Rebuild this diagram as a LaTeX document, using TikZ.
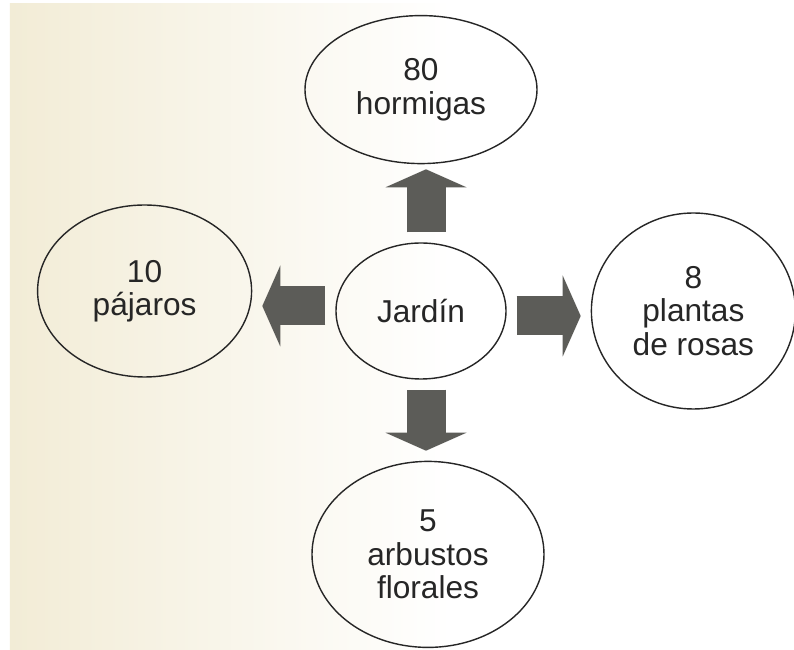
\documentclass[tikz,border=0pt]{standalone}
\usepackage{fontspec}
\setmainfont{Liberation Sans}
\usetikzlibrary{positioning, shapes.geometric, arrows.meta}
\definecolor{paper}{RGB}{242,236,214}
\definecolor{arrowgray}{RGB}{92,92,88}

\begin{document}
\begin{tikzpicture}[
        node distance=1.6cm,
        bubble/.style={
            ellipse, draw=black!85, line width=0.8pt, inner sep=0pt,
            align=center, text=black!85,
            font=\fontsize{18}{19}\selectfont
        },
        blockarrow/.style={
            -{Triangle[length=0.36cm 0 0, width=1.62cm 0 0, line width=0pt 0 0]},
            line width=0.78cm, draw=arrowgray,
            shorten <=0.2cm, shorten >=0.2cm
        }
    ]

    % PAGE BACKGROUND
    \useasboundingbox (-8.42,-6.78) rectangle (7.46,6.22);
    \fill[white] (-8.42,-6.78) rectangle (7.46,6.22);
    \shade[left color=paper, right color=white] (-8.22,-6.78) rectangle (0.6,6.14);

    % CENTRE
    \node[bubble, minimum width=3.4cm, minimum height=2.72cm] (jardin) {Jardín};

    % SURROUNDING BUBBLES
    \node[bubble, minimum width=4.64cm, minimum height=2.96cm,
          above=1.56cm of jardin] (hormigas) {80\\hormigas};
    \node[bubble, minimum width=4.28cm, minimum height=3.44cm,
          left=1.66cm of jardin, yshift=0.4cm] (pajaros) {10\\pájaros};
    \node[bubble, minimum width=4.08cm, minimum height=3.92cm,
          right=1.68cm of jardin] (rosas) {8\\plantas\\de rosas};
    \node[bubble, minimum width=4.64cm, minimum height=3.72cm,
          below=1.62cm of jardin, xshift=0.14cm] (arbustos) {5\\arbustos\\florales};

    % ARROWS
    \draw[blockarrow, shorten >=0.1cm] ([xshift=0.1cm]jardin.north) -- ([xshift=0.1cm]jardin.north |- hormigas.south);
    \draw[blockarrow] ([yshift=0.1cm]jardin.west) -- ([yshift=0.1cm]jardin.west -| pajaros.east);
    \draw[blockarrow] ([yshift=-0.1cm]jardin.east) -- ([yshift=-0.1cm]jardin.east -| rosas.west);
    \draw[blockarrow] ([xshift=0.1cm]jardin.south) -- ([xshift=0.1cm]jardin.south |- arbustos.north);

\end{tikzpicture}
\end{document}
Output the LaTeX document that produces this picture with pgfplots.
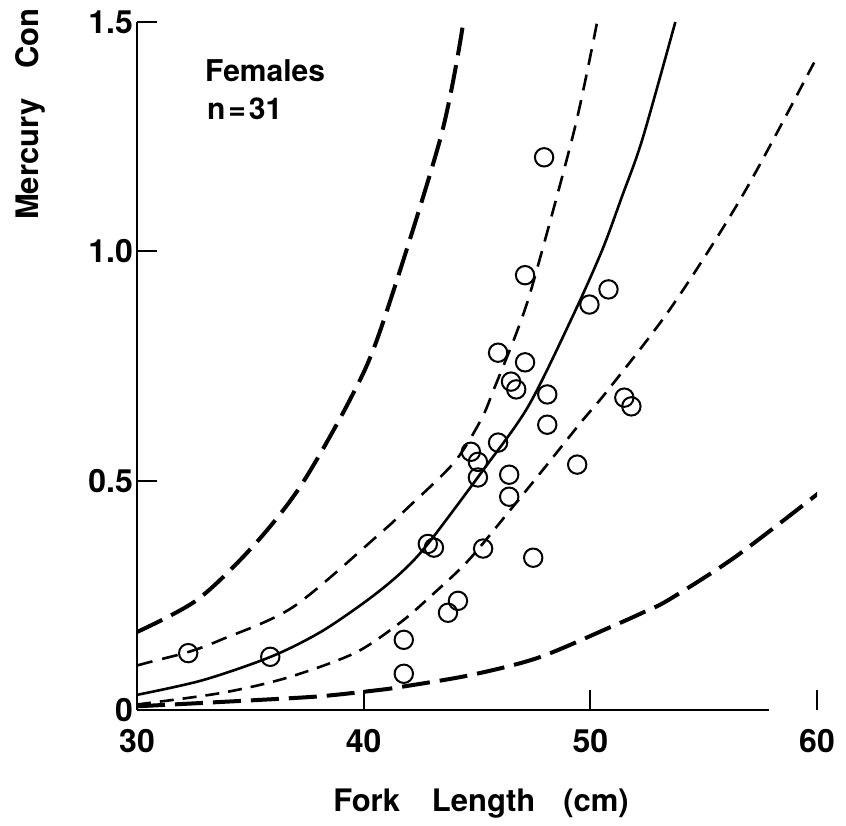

☆ ☆ ☆ ☆ ☆ ☆ ☆

DIRECTIVE -
From the records given above, reproduce all text exactly and exclude each picture.

ANSWER TO THE PROBLEM -
Rebuild this diagram as a LaTeX document, using TikZ.
\documentclass[tikz,border=0pt]{standalone}
\usepackage{fontspec}
\setmainfont{Liberation Sans}
\usetikzlibrary{positioning, shapes.geometric, arrows.meta}
\definecolor{paper}{RGB}{242,236,214}
\definecolor{arrowgray}{RGB}{92,92,88}

\begin{document}
\begin{tikzpicture}[
        node distance=1.6cm,
        bubble/.style={
            ellipse, draw=black!85, line width=0.8pt, inner sep=0pt,
            align=center, text=black!85,
            font=\fontsize{18}{19}\selectfont
        },
        blockarrow/.style={
            -{Triangle[length=0.36cm 0 0, width=1.62cm 0 0, line width=0pt 0 0]},
            line width=0.78cm, draw=arrowgray,
            shorten <=0.2cm, shorten >=0.2cm
        }
    ]

    % PAGE BACKGROUND
    \useasboundingbox (-8.42,-6.78) rectangle (7.46,6.22);
    \fill[white] (-8.42,-6.78) rectangle (7.46,6.22);
    \shade[left color=paper, right color=white] (-8.22,-6.78) rectangle (0.6,6.14);

    % CENTRE
    \node[bubble, minimum width=3.4cm, minimum height=2.72cm] (jardin) {Jardín};

    % SURROUNDING BUBBLES
    \node[bubble, minimum width=4.64cm, minimum height=2.96cm,
          above=1.56cm of jardin] (hormigas) {80\\hormigas};
    \node[bubble, minimum width=4.28cm, minimum height=3.44cm,
          left=1.66cm of jardin, yshift=0.4cm] (pajaros) {10\\pájaros};
    \node[bubble, minimum width=4.08cm, minimum height=3.92cm,
          right=1.68cm of jardin] (rosas) {8\\plantas\\de rosas};
    \node[bubble, minimum width=4.64cm, minimum height=3.72cm,
          below=1.62cm of jardin, xshift=0.14cm] (arbustos) {5\\arbustos\\florales};

    % ARROWS
    \draw[blockarrow, shorten >=0.1cm] ([xshift=0.1cm]jardin.north) -- ([xshift=0.1cm]jardin.north |- hormigas.south);
    \draw[blockarrow] ([yshift=0.1cm]jardin.west) -- ([yshift=0.1cm]jardin.west -| pajaros.east);
    \draw[blockarrow] ([yshift=-0.1cm]jardin.east) -- ([yshift=-0.1cm]jardin.east -| rosas.west);
    \draw[blockarrow] ([xshift=0.1cm]jardin.south) -- ([xshift=0.1cm]jardin.south |- arbustos.north);

\end{tikzpicture}
\end{document}
Output the LaTeX document that produces this picture with pgfplots.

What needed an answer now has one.